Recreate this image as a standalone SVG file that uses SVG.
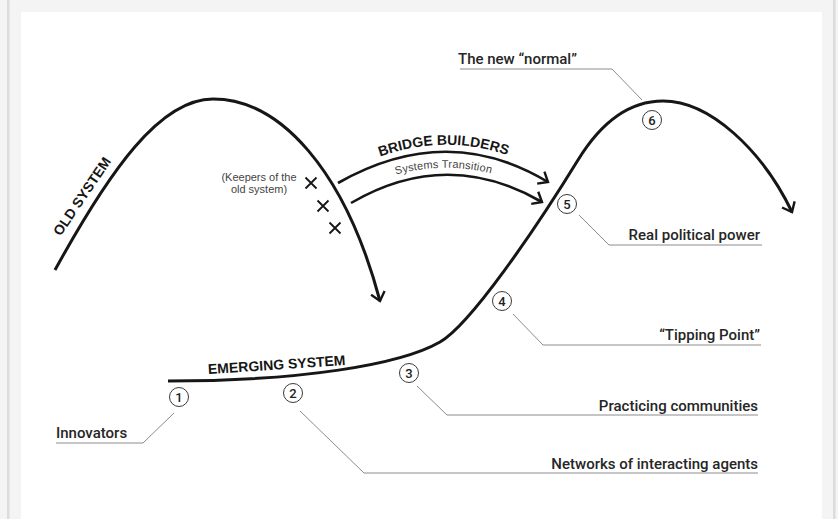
<svg xmlns="http://www.w3.org/2000/svg" width="838" height="519" viewBox="0 0 838 519">
<defs>
<style>
.curve{fill:none;stroke:#161616;stroke-width:3;stroke-linecap:butt}
.bridge{fill:none;stroke:#161616;stroke-width:2.6}
.leader{fill:none;stroke:#8c8c8c;stroke-width:1}
.num{fill:#fff;stroke:#3a3a3a;stroke-width:1}
.numt{font-family:Roboto,"Liberation Sans",Arial,sans-serif;font-weight:500;font-size:13px;fill:#222;text-anchor:middle}
.lbl{font-family:Roboto,"Liberation Sans",Arial,sans-serif;font-weight:500;font-size:15px;fill:#262626}
.big{font-family:"Liberation Sans",Arial,sans-serif;font-weight:bold;font-size:14px;fill:#161616}
.small{font-family:"Liberation Sans",Arial,sans-serif;font-size:11px;fill:#444}
.x{stroke:#161616;stroke-width:1.8;fill:none}
</style>
<marker id="arr" viewBox="0 0 14 16" refX="11" refY="8" markerWidth="14" markerHeight="16" markerUnits="userSpaceOnUse" orient="auto">
<path d="M2.6,1 L11,8 L2.6,15" fill="none" stroke="#161616" stroke-width="2.4"/>
</marker>
<path id="bbPath" d="M338,176 Q447,114 549,175"/>
<path id="stPath" d="M338,199 Q447,137 549,198"/>
</defs>
<rect x="0" y="0" width="838" height="519" fill="#f4f4f4"/>
<rect x="7" y="0" width="2.5" height="519" fill="#dcdcdc"/>
<rect x="833" y="0" width="2.5" height="519" fill="#dcdcdc"/>
<rect x="21" y="12" width="801" height="507" fill="#ffffff"/>

<g id="connectors">
<path id="old-system-curve" class="curve" d="M55,270 C110,170 160,99 213,99 C280,99 345,170 380,301" marker-end="url(#arr)"/>
<path id="emerging-curve" class="curve" d="M168,381 C300,381 400,365 440,342 C470,325 535,230 578,160 C598,127.4 625,101 663,101 C710,101 762,150 792,212" marker-end="url(#arr)"/>
<path id="bridge-upper" class="bridge" d="M338,183 Q447,121 548,182" marker-end="url(#arr)"/>
<path id="bridge-lower" class="bridge" d="M351,203 Q447,147 542,202" marker-end="url(#arr)"/>
<polyline class="leader" points="174,413 143,443 56,443"/>
<polyline class="leader" points="300,411 364,473 758,473"/>
<polyline class="leader" points="417,386 447,415 758,415"/>
<polyline class="leader" points="513,314 543,345 761,345"/>
<polyline class="leader" points="579,215 609,245 762,245"/>
<polyline class="leader" points="642,100 612,69 460,69"/>
</g>

<g id="old-system">
<text class="big" transform="translate(86,199) rotate(-56)" text-anchor="middle">OLD SYSTEM</text>
</g>

<g id="keepers">
<path class="x" d="M305.5,177.5 L316.5,188.5 M316.5,177.5 L305.5,188.5"/>
<path class="x" d="M317.5,200.5 L328.5,211.5 M328.5,200.5 L317.5,211.5"/>
<path class="x" d="M329.5,222.5 L340.5,233.5 M340.5,222.5 L329.5,233.5"/>
<text class="small" text-anchor="middle" x="259" y="181">(Keepers of the</text>
<text class="small" text-anchor="middle" x="259" y="193">old system)</text>
</g>

<g id="bridge-builders">
<text class="big"><textPath href="#bbPath" startOffset="50%" text-anchor="middle">BRIDGE BUILDERS</textPath></text>
<text class="small" style="letter-spacing:0.2px"><textPath href="#stPath" startOffset="50%" text-anchor="middle">Systems Transition</textPath></text>
</g>

<g id="emerging-system">
<text class="big" transform="translate(277,369.5) rotate(-3.8)" text-anchor="middle">EMERGING SYSTEM</text>
</g>

<g id="node-1">
<circle class="num" cx="179" cy="397" r="9.5"/>
<text class="numt" x="179" y="401.5">1</text>
<text class="lbl" x="56" y="438">Innovators</text>
</g>
<g id="node-2">
<circle class="num" cx="293" cy="393" r="9.5"/>
<text class="numt" x="293" y="397.5">2</text>
<text class="lbl" x="758" y="469" text-anchor="end">Networks of interacting agents</text>
</g>
<g id="node-3">
<circle class="num" cx="409" cy="373" r="9.5"/>
<text class="numt" x="409" y="377.5">3</text>
<text class="lbl" x="758" y="411" text-anchor="end">Practicing communities</text>
</g>
<g id="node-4">
<circle class="num" cx="502" cy="301" r="9.5"/>
<text class="numt" x="502" y="305.5">4</text>
<text class="lbl" x="760" y="340" text-anchor="end">“Tipping Point”</text>
</g>
<g id="node-5">
<circle class="num" cx="567" cy="204" r="9.5"/>
<text class="numt" x="567" y="208.5">5</text>
<text class="lbl" x="760" y="240" text-anchor="end">Real political power</text>
</g>
<g id="node-6">
<circle class="num" cx="652" cy="120" r="9.5"/>
<text class="numt" x="652" y="124.5">6</text>
<text class="lbl" x="458" y="64">The new “normal”</text>
</g>
</svg>
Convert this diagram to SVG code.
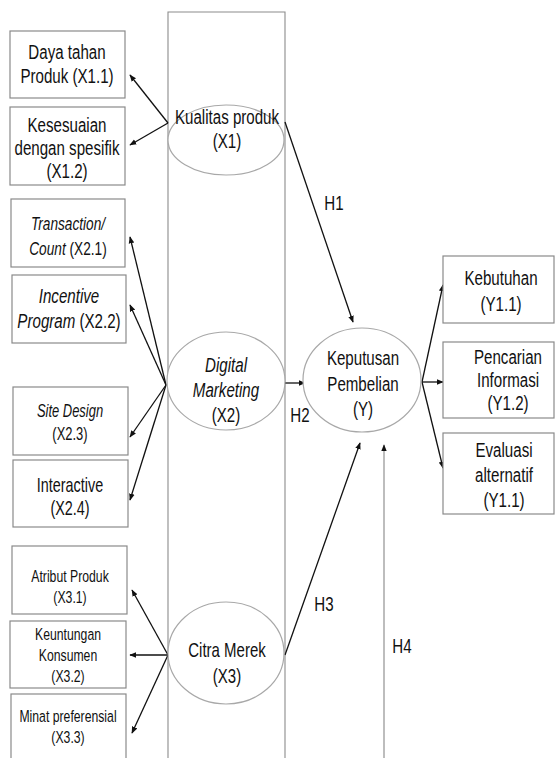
<svg xmlns="http://www.w3.org/2000/svg" width="555" height="758" viewBox="0 0 555 758">
<style>
text{font-family:"Liberation Sans",Arial,sans-serif;fill:#111;text-anchor:middle}
.f21{font-size:21px}.f20{font-size:20px}.f19{font-size:19px}.f18{font-size:18px}.f17{font-size:17px}
.it{font-style:italic}
.box{fill:#fff;stroke:#8a8a8a;stroke-width:1.2}
.ell{fill:#fff;stroke:#a8a8a8;stroke-width:1.2}
.frame{fill:none;stroke:#8c8c8c;stroke-width:1.1}
.c{stroke:#111;stroke-width:1.3;fill:none;marker-end:url(#ah)}
.c4{stroke:#9a9a9a;stroke-width:1.3;fill:none;marker-end:url(#ah)}
</style>
<defs>
<marker id="ah" viewBox="0 0 10 10" refX="9" refY="5" markerWidth="7" markerHeight="7" markerUnits="userSpaceOnUse" orient="auto">
<path d="M0,1 L10,5 L0,9 Z" fill="#111"/>
</marker>
</defs>
<rect width="555" height="758" fill="#fff"/>
<g id="frame"><path class="frame" d="M168,760 V12 H285 V760"/></g>

<g id="connectors">
<line class="c" x1="168" y1="123" x2="130" y2="75"/>
<line class="c" x1="168" y1="123" x2="130" y2="145"/>
<line class="c" x1="166" y1="385" x2="130" y2="237"/>
<line class="c" x1="166" y1="385" x2="130" y2="305"/>
<line class="c" x1="166" y1="385" x2="130" y2="437"/>
<line class="c" x1="166" y1="385" x2="130" y2="500"/>
<line class="c" x1="168" y1="655" x2="132" y2="590"/>
<line class="c" x1="168" y1="655" x2="130" y2="655"/>
<line class="c" x1="168" y1="655" x2="132" y2="733"/>
<line class="c" x1="422" y1="382" x2="443" y2="285"/>
<line class="c" x1="422" y1="382" x2="443" y2="382"/>
<line class="c" x1="422" y1="382" x2="443" y2="468"/>
<line class="c" x1="285" y1="122" x2="353" y2="322"/>
<line class="c" x1="285" y1="383" x2="305" y2="383"/>
<line class="c" x1="285" y1="655" x2="360" y2="443"/>
<line class="c4" x1="384" y1="760" x2="384" y2="445"/>
<g transform="translate(334 0) scale(0.72 1)"><text class="f21" x="0" y="210">H1</text></g>
<g transform="translate(300 0) scale(0.72 1)"><text class="f21" x="0" y="422">H2</text></g>
<g transform="translate(324 0) scale(0.72 1)"><text class="f21" x="0" y="611">H3</text></g>
<g transform="translate(402 0) scale(0.72 1)"><text class="f21" x="0" y="653">H4</text></g>
</g>

<g id="x11"><rect class="box" x="10" y="31" width="115" height="67"/>
<g transform="translate(67 0) scale(0.72 1)"><text class="f21" x="0" y="59">Daya tahan</text><text class="f21" x="0" y="83">Produk (X1.1)</text></g></g>
<g id="x12"><rect class="box" x="10" y="107" width="115" height="78"/>
<g transform="translate(67 0) scale(0.72 1)"><text class="f21" x="0" y="132">Kesesuaian</text><text class="f21" x="0" y="155">dengan spesifik</text><text class="f21" x="0" y="178">(X1.2)</text></g></g>
<g id="x1"><ellipse class="ell" cx="226" cy="140" rx="58" ry="35"/>
<g transform="translate(227 0) scale(0.72 1)"><text class="f21" x="0" y="124">Kualitas produk</text><text class="f21" x="0" y="148">(X1)</text></g></g>

<g id="x21"><rect class="box" x="11" y="199" width="114" height="68"/>
<g transform="translate(68 0) scale(0.72 1)"><text class="f19 it" x="0" y="230">Transaction/</text><text class="f19" x="0" y="255"><tspan class="it">Count</tspan> (X2.1)</text></g></g>
<g id="x22"><rect class="box" x="12" y="275" width="114" height="68"/>
<g transform="translate(69 0) scale(0.72 1)"><text class="f21 it" x="0" y="303">Incentive</text><text class="f21" x="0" y="328"><tspan class="it">Program</tspan> (X2.2)</text></g></g>
<g id="x23"><rect class="box" x="13" y="387" width="115" height="68"/>
<g transform="translate(70 0) scale(0.72 1)"><text class="f18 it" x="0" y="417">Site Design</text><text class="f18" x="0" y="440">(X2.3)</text></g></g>
<g id="x24"><rect class="box" x="13" y="460" width="115" height="67"/>
<g transform="translate(70 0) scale(0.72 1)"><text class="f20" x="0" y="492">Interactive</text><text class="f20" x="0" y="515">(X2.4)</text></g></g>
<g id="x2"><ellipse class="ell" cx="226" cy="381" rx="59" ry="49"/>
<g transform="translate(226 0) scale(0.72 1)"><text class="f21 it" x="0" y="372">Digital</text><text class="f21 it" x="0" y="397">Marketing</text><text class="f21" x="0" y="422">(X2)</text></g></g>

<g id="x31"><rect class="box" x="12" y="546" width="115" height="68"/>
<g transform="translate(70 0) scale(0.72 1)"><text class="f17" x="0" y="582">Atribut Produk</text><text class="f17" x="0" y="603">(X3.1)</text></g></g>
<g id="x32"><rect class="box" x="10" y="621" width="116" height="67"/>
<g transform="translate(68 0) scale(0.72 1)"><text class="f17" x="0" y="640">Keuntungan</text><text class="f17" x="0" y="661">Konsumen</text><text class="f17" x="0" y="682">(X3.2)</text></g></g>
<g id="x33"><rect class="box" x="11" y="694" width="115" height="70"/>
<g transform="translate(68 0) scale(0.72 1)"><text class="f17" x="0" y="722">Minat preferensial</text><text class="f17" x="0" y="743">(X3.3)</text></g></g>
<g id="x3"><ellipse class="ell" cx="226" cy="653" rx="58" ry="51"/>
<g transform="translate(227 0) scale(0.75 1)"><text class="f20" x="0" y="657">Citra Merek</text><text class="f20" x="0" y="683">(X3)</text></g></g>

<g id="y"><ellipse class="ell" cx="362" cy="380" rx="59" ry="52"/>
<g transform="translate(363 0) scale(0.72 1)"><text class="f21" x="0" y="365">Keputusan</text><text class="f21" x="0" y="391">Pembelian</text><text class="f21" x="0" y="416">(Y)</text></g></g>
<g id="y11"><rect class="box" x="443" y="256" width="111" height="67"/>
<g transform="translate(501 0) scale(0.72 1)"><text class="f21" x="0" y="285">Kebutuhan</text><text class="f21" x="0" y="311">(Y1.1)</text></g></g>
<g id="y12"><rect class="box" x="443" y="342" width="111" height="76"/>
<g transform="translate(508 0) scale(0.72 1)"><text class="f21" x="0" y="364">Pencarian</text><text class="f21" x="0" y="387">Informasi</text><text class="f21" x="0" y="410">(Y1.2)</text></g></g>
<g id="y13"><rect class="box" x="443" y="433" width="111" height="81"/>
<g transform="translate(504 0) scale(0.72 1)"><text class="f21" x="0" y="457">Evaluasi</text><text class="f21" x="0" y="482">alternatif</text><text class="f21" x="0" y="507">(Y1.1)</text></g></g>
</svg>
****************************************
- What is being asked -
Return each line of the data that contains the string "this".

- Correct answer -
Recreate this image as a standalone SVG file that uses SVG.
Convert this diagram to SVG code.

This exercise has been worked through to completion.